On ne peut que constater, de jour en jour, la perte de tout sens commun, être entraîné malgré tout dans cette folie collective, sans pouvoir y faire grand chose, et pourtant on continue d'envisager des projets. Parce que malgré tout c'est là-dedans qu'il faut aménager sa petite vie, sa misérable petite vie. De toute façon cela se passera autrement qu'on l'imagine. Si le pire est prévisible, ses modalités ne le sont pas.
Je
me reproche souvent cette manie à ne pouvoir m'empêcher de parler du
monde. Je m'en veux de céder à cette tentation, alors que certaines de mes connaissances, prennent des bombes sur la gueule à trois heures d'avion d'ici. Je ferais mieux de mettre de l'ordre dans ma bibliothèque, de trier mes photos, de me débarrasser des choses superflues, de prendre soin de mon foie, de donner mes livres, de rédiger mes dernières volontés, d'appeler les personnes qui me furent si attentives durant l'épreuve des derniers mois, de profiter des menus bonheurs dont il m'est encore possible de jouir au lieu de passer du temps devant mon écran à mettre en forme des textes qui n'intéressent pas grand monde.

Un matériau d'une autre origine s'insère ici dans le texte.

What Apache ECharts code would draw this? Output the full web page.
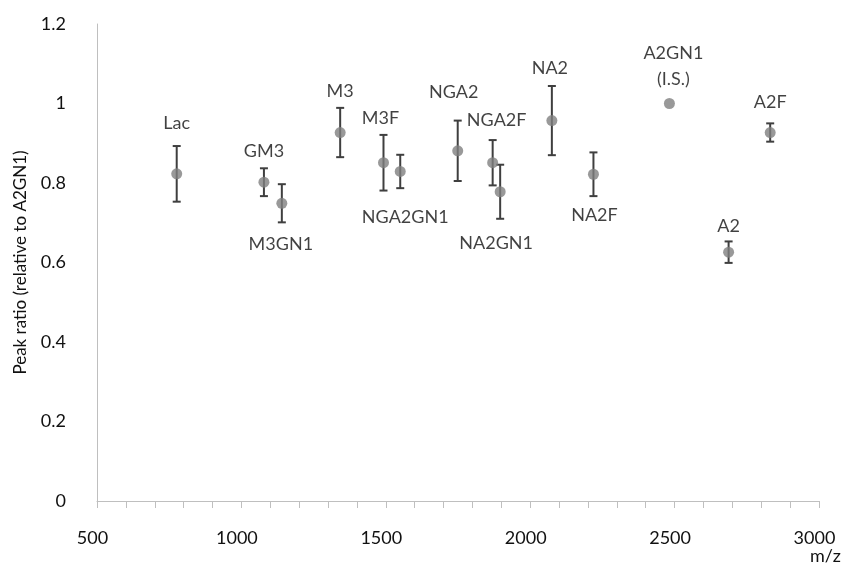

Mais j'ai par hasard croisé
cette citation de Maurice Blanchot, dans son essai "Le livre à venir" . Et même si je ne suis pas écrivain, je la prends à mon compte. Au fond elle me disculpe. "C'est une des charges de notre temps que d'exposer
l'écrivain à une sorte de honte préalable. Il faut
qu'il ait mauvaise conscience, il faut qu'il se sente en faute avant
toute autre démarche. Dès qu'il se met à écrire,
il s'entend interpeller joyeusement : «Eh bien, maintenant tu
es perdu.» «Je dois donc cesser ?» «Non, si
tu cesses, tu es perdu.» Ainsi parle le démon qui parla
aussi à Goethe et fit de lui cet être impersonnel, dès
sa vie au-delà de lui-même, impuissant à sombrer
parce que ce pouvoir suprême lui avait été retiré.

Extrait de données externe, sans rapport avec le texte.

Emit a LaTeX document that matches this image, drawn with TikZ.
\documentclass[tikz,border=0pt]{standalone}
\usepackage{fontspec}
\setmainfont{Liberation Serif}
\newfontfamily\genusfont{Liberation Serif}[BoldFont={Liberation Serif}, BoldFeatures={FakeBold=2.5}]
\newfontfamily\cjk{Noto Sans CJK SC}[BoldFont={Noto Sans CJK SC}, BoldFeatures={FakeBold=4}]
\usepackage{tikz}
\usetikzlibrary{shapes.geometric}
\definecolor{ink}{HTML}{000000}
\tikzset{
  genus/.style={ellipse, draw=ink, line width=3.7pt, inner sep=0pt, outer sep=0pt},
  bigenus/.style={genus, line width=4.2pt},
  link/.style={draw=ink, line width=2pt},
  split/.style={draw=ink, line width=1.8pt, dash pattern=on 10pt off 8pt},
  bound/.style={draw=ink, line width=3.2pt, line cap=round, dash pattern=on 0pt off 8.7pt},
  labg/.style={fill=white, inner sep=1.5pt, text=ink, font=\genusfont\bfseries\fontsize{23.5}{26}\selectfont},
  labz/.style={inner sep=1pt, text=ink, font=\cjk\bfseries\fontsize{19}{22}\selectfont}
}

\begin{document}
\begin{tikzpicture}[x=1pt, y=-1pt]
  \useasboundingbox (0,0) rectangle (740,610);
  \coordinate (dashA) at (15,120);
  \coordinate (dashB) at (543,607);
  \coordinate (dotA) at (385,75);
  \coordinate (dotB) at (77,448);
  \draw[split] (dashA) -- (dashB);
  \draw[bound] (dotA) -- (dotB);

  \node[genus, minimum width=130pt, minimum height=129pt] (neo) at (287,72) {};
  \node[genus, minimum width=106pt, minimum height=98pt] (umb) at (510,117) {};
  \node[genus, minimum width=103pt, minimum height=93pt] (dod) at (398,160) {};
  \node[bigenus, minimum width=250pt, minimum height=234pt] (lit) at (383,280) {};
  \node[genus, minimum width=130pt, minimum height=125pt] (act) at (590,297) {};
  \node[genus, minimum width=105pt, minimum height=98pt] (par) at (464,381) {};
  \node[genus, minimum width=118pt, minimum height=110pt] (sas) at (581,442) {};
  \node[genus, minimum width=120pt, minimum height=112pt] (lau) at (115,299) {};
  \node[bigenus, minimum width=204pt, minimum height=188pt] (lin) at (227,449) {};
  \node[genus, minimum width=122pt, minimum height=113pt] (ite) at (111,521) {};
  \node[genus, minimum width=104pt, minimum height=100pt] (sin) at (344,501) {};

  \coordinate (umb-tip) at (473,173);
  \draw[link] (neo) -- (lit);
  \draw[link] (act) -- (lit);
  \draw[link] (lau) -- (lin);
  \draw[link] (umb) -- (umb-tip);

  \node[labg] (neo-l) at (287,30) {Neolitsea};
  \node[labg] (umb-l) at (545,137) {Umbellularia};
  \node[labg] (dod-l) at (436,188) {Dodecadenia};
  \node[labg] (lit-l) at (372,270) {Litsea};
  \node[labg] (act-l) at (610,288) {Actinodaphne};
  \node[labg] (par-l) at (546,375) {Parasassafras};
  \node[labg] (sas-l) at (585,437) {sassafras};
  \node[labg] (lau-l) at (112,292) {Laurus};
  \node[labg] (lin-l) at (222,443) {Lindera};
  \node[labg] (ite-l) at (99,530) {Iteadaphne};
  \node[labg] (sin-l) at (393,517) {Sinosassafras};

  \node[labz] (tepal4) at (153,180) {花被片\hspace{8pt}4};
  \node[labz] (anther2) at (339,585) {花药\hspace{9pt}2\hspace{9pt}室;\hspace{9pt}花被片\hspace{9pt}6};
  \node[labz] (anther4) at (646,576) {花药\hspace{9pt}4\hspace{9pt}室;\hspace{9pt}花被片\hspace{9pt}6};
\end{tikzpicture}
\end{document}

La force du démon est que par sa voix parlent des instances très
différentes, de sorte que l'on ne sait jamais ce que signifie
le «Tu es perdu ». Tantôt c'est le monde, le monde
de la vie quotidienne, la nécessité d'agir, la loi du
travail, le souci des hommes, la recherche des besoins. Parler quand
le monde périt ne peut éveiller en celui qui le parle
que le soupçon de sa frivolité, le désir, du moins,
de se rapprocher par ses parles de la gravité du moment en prononçant
des mots utiles, vrais et simples. «Tu es perdu» signifie
: «Tu parles sans nécessité, pour te soustraire
à la nécessité ; parole vaine, infatuée
et coupable ; parole de luxe et d'indigence.» - «Je dois
donc cesser!» «Non, si tu cesses, tu es perdu.»"
Oui je suis perdu, mais le week-end, ça passe inaperçu.